## BEGIN RECORDED INFORMATION

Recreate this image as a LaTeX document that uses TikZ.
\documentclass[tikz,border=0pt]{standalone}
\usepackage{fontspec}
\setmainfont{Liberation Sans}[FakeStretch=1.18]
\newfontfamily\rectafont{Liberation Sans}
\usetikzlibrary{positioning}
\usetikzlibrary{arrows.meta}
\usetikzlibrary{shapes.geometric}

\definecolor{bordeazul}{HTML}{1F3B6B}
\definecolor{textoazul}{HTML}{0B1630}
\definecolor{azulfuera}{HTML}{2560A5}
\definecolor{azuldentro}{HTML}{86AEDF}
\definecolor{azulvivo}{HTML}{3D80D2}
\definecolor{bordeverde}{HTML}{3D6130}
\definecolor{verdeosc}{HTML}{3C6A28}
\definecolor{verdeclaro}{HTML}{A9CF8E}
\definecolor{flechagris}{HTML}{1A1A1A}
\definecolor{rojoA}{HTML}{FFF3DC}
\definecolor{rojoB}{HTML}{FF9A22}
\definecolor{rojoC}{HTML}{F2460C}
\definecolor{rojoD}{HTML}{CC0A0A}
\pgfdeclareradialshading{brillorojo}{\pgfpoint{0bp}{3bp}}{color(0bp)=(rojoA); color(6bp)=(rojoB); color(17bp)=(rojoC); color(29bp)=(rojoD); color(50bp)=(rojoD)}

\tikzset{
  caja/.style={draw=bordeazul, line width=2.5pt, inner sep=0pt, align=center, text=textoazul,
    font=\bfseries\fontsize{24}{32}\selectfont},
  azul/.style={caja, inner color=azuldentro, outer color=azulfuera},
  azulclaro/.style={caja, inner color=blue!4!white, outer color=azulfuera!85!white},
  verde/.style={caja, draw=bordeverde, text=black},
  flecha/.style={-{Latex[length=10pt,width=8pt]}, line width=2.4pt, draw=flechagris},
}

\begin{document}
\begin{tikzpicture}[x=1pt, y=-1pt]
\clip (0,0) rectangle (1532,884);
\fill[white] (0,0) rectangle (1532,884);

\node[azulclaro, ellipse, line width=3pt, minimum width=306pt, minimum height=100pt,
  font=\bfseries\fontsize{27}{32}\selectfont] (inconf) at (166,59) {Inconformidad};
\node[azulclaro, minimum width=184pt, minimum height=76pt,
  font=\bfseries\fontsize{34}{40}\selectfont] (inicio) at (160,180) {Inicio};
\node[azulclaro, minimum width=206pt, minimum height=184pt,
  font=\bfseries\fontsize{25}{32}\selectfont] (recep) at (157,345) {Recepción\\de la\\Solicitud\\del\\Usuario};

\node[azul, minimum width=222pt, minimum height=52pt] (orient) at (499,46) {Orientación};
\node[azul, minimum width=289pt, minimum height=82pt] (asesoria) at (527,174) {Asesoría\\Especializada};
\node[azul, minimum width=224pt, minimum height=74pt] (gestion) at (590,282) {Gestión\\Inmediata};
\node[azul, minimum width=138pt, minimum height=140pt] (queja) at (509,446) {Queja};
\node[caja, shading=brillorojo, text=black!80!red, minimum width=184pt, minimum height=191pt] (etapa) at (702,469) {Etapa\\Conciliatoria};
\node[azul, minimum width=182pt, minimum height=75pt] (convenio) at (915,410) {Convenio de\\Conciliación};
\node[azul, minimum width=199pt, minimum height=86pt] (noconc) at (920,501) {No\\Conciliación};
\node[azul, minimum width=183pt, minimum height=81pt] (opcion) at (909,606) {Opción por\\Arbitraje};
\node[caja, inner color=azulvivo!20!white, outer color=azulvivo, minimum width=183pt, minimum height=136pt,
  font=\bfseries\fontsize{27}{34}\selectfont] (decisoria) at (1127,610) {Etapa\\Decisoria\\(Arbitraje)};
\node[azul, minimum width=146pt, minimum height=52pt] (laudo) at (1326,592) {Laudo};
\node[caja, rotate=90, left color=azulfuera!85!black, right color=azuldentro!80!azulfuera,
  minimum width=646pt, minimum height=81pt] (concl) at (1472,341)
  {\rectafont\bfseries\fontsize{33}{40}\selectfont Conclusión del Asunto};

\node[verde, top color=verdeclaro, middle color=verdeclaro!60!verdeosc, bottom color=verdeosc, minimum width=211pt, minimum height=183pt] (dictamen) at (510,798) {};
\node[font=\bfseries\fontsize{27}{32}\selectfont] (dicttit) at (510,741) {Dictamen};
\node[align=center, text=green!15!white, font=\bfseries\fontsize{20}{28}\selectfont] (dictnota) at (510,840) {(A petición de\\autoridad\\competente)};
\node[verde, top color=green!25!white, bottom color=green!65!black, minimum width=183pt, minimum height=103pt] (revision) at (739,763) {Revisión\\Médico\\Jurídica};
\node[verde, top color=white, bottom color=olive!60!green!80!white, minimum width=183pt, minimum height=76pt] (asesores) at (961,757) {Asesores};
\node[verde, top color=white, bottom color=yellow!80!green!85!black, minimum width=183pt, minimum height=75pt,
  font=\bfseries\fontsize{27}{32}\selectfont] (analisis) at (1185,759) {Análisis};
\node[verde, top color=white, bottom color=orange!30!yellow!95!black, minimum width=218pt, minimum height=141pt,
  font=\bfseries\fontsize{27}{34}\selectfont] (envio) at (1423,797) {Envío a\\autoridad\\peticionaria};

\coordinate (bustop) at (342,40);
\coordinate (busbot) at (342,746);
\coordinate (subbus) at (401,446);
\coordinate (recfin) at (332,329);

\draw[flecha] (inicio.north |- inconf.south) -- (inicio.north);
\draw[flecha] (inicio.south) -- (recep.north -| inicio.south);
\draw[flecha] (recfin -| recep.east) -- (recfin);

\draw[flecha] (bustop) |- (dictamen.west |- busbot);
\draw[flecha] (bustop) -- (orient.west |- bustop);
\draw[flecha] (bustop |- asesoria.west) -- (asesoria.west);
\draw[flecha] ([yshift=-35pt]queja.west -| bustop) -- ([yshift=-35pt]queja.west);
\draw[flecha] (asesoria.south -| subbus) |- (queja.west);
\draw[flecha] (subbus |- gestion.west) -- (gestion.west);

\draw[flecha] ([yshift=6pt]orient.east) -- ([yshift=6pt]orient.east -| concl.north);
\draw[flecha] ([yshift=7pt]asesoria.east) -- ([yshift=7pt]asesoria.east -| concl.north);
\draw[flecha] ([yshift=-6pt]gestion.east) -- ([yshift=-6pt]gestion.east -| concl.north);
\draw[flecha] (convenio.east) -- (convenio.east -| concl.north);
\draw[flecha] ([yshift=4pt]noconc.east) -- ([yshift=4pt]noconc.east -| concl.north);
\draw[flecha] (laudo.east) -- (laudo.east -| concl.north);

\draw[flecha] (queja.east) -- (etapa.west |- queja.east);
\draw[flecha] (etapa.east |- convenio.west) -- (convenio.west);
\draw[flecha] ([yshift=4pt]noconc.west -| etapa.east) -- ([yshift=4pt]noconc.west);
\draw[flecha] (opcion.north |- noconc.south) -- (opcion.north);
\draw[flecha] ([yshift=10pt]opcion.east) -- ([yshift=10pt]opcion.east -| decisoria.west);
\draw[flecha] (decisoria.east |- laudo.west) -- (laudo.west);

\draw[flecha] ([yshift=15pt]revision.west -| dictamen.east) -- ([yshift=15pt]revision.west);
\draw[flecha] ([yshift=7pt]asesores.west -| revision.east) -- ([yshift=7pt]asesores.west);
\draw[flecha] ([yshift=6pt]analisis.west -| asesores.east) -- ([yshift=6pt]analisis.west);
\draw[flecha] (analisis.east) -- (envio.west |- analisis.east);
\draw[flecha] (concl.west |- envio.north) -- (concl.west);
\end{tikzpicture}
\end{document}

## END RECORDED INFORMATION

WHAT IS ASKED: Extract every line above exactly as it stands.

FINISHED EXERCISE:
Recreate this image as a LaTeX document that uses TikZ.
\documentclass[tikz,border=0pt]{standalone}
\usepackage{fontspec}
\setmainfont{Liberation Sans}[FakeStretch=1.18]
\newfontfamily\rectafont{Liberation Sans}
\usetikzlibrary{positioning}
\usetikzlibrary{arrows.meta}
\usetikzlibrary{shapes.geometric}

\definecolor{bordeazul}{HTML}{1F3B6B}
\definecolor{textoazul}{HTML}{0B1630}
\definecolor{azulfuera}{HTML}{2560A5}
\definecolor{azuldentro}{HTML}{86AEDF}
\definecolor{azulvivo}{HTML}{3D80D2}
\definecolor{bordeverde}{HTML}{3D6130}
\definecolor{verdeosc}{HTML}{3C6A28}
\definecolor{verdeclaro}{HTML}{A9CF8E}
\definecolor{flechagris}{HTML}{1A1A1A}
\definecolor{rojoA}{HTML}{FFF3DC}
\definecolor{rojoB}{HTML}{FF9A22}
\definecolor{rojoC}{HTML}{F2460C}
\definecolor{rojoD}{HTML}{CC0A0A}
\pgfdeclareradialshading{brillorojo}{\pgfpoint{0bp}{3bp}}{color(0bp)=(rojoA); color(6bp)=(rojoB); color(17bp)=(rojoC); color(29bp)=(rojoD); color(50bp)=(rojoD)}

\tikzset{
  caja/.style={draw=bordeazul, line width=2.5pt, inner sep=0pt, align=center, text=textoazul,
    font=\bfseries\fontsize{24}{32}\selectfont},
  azul/.style={caja, inner color=azuldentro, outer color=azulfuera},
  azulclaro/.style={caja, inner color=blue!4!white, outer color=azulfuera!85!white},
  verde/.style={caja, draw=bordeverde, text=black},
  flecha/.style={-{Latex[length=10pt,width=8pt]}, line width=2.4pt, draw=flechagris},
}

\begin{document}
\begin{tikzpicture}[x=1pt, y=-1pt]
\clip (0,0) rectangle (1532,884);
\fill[white] (0,0) rectangle (1532,884);

\node[azulclaro, ellipse, line width=3pt, minimum width=306pt, minimum height=100pt,
  font=\bfseries\fontsize{27}{32}\selectfont] (inconf) at (166,59) {Inconformidad};
\node[azulclaro, minimum width=184pt, minimum height=76pt,
  font=\bfseries\fontsize{34}{40}\selectfont] (inicio) at (160,180) {Inicio};
\node[azulclaro, minimum width=206pt, minimum height=184pt,
  font=\bfseries\fontsize{25}{32}\selectfont] (recep) at (157,345) {Recepción\\de la\\Solicitud\\del\\Usuario};

\node[azul, minimum width=222pt, minimum height=52pt] (orient) at (499,46) {Orientación};
\node[azul, minimum width=289pt, minimum height=82pt] (asesoria) at (527,174) {Asesoría\\Especializada};
\node[azul, minimum width=224pt, minimum height=74pt] (gestion) at (590,282) {Gestión\\Inmediata};
\node[azul, minimum width=138pt, minimum height=140pt] (queja) at (509,446) {Queja};
\node[caja, shading=brillorojo, text=black!80!red, minimum width=184pt, minimum height=191pt] (etapa) at (702,469) {Etapa\\Conciliatoria};
\node[azul, minimum width=182pt, minimum height=75pt] (convenio) at (915,410) {Convenio de\\Conciliación};
\node[azul, minimum width=199pt, minimum height=86pt] (noconc) at (920,501) {No\\Conciliación};
\node[azul, minimum width=183pt, minimum height=81pt] (opcion) at (909,606) {Opción por\\Arbitraje};
\node[caja, inner color=azulvivo!20!white, outer color=azulvivo, minimum width=183pt, minimum height=136pt,
  font=\bfseries\fontsize{27}{34}\selectfont] (decisoria) at (1127,610) {Etapa\\Decisoria\\(Arbitraje)};
\node[azul, minimum width=146pt, minimum height=52pt] (laudo) at (1326,592) {Laudo};
\node[caja, rotate=90, left color=azulfuera!85!black, right color=azuldentro!80!azulfuera,
  minimum width=646pt, minimum height=81pt] (concl) at (1472,341)
  {\rectafont\bfseries\fontsize{33}{40}\selectfont Conclusión del Asunto};

\node[verde, top color=verdeclaro, middle color=verdeclaro!60!verdeosc, bottom color=verdeosc, minimum width=211pt, minimum height=183pt] (dictamen) at (510,798) {};
\node[font=\bfseries\fontsize{27}{32}\selectfont] (dicttit) at (510,741) {Dictamen};
\node[align=center, text=green!15!white, font=\bfseries\fontsize{20}{28}\selectfont] (dictnota) at (510,840) {(A petición de\\autoridad\\competente)};
\node[verde, top color=green!25!white, bottom color=green!65!black, minimum width=183pt, minimum height=103pt] (revision) at (739,763) {Revisión\\Médico\\Jurídica};
\node[verde, top color=white, bottom color=olive!60!green!80!white, minimum width=183pt, minimum height=76pt] (asesores) at (961,757) {Asesores};
\node[verde, top color=white, bottom color=yellow!80!green!85!black, minimum width=183pt, minimum height=75pt,
  font=\bfseries\fontsize{27}{32}\selectfont] (analisis) at (1185,759) {Análisis};
\node[verde, top color=white, bottom color=orange!30!yellow!95!black, minimum width=218pt, minimum height=141pt,
  font=\bfseries\fontsize{27}{34}\selectfont] (envio) at (1423,797) {Envío a\\autoridad\\peticionaria};

\coordinate (bustop) at (342,40);
\coordinate (busbot) at (342,746);
\coordinate (subbus) at (401,446);
\coordinate (recfin) at (332,329);

\draw[flecha] (inicio.north |- inconf.south) -- (inicio.north);
\draw[flecha] (inicio.south) -- (recep.north -| inicio.south);
\draw[flecha] (recfin -| recep.east) -- (recfin);

\draw[flecha] (bustop) |- (dictamen.west |- busbot);
\draw[flecha] (bustop) -- (orient.west |- bustop);
\draw[flecha] (bustop |- asesoria.west) -- (asesoria.west);
\draw[flecha] ([yshift=-35pt]queja.west -| bustop) -- ([yshift=-35pt]queja.west);
\draw[flecha] (asesoria.south -| subbus) |- (queja.west);
\draw[flecha] (subbus |- gestion.west) -- (gestion.west);

\draw[flecha] ([yshift=6pt]orient.east) -- ([yshift=6pt]orient.east -| concl.north);
\draw[flecha] ([yshift=7pt]asesoria.east) -- ([yshift=7pt]asesoria.east -| concl.north);
\draw[flecha] ([yshift=-6pt]gestion.east) -- ([yshift=-6pt]gestion.east -| concl.north);
\draw[flecha] (convenio.east) -- (convenio.east -| concl.north);
\draw[flecha] ([yshift=4pt]noconc.east) -- ([yshift=4pt]noconc.east -| concl.north);
\draw[flecha] (laudo.east) -- (laudo.east -| concl.north);

\draw[flecha] (queja.east) -- (etapa.west |- queja.east);
\draw[flecha] (etapa.east |- convenio.west) -- (convenio.west);
\draw[flecha] ([yshift=4pt]noconc.west -| etapa.east) -- ([yshift=4pt]noconc.west);
\draw[flecha] (opcion.north |- noconc.south) -- (opcion.north);
\draw[flecha] ([yshift=10pt]opcion.east) -- ([yshift=10pt]opcion.east -| decisoria.west);
\draw[flecha] (decisoria.east |- laudo.west) -- (laudo.west);

\draw[flecha] ([yshift=15pt]revision.west -| dictamen.east) -- ([yshift=15pt]revision.west);
\draw[flecha] ([yshift=7pt]asesores.west -| revision.east) -- ([yshift=7pt]asesores.west);
\draw[flecha] ([yshift=6pt]analisis.west -| asesores.east) -- ([yshift=6pt]analisis.west);
\draw[flecha] (analisis.east) -- (envio.west |- analisis.east);
\draw[flecha] (concl.west |- envio.north) -- (concl.west);
\end{tikzpicture}
\end{document}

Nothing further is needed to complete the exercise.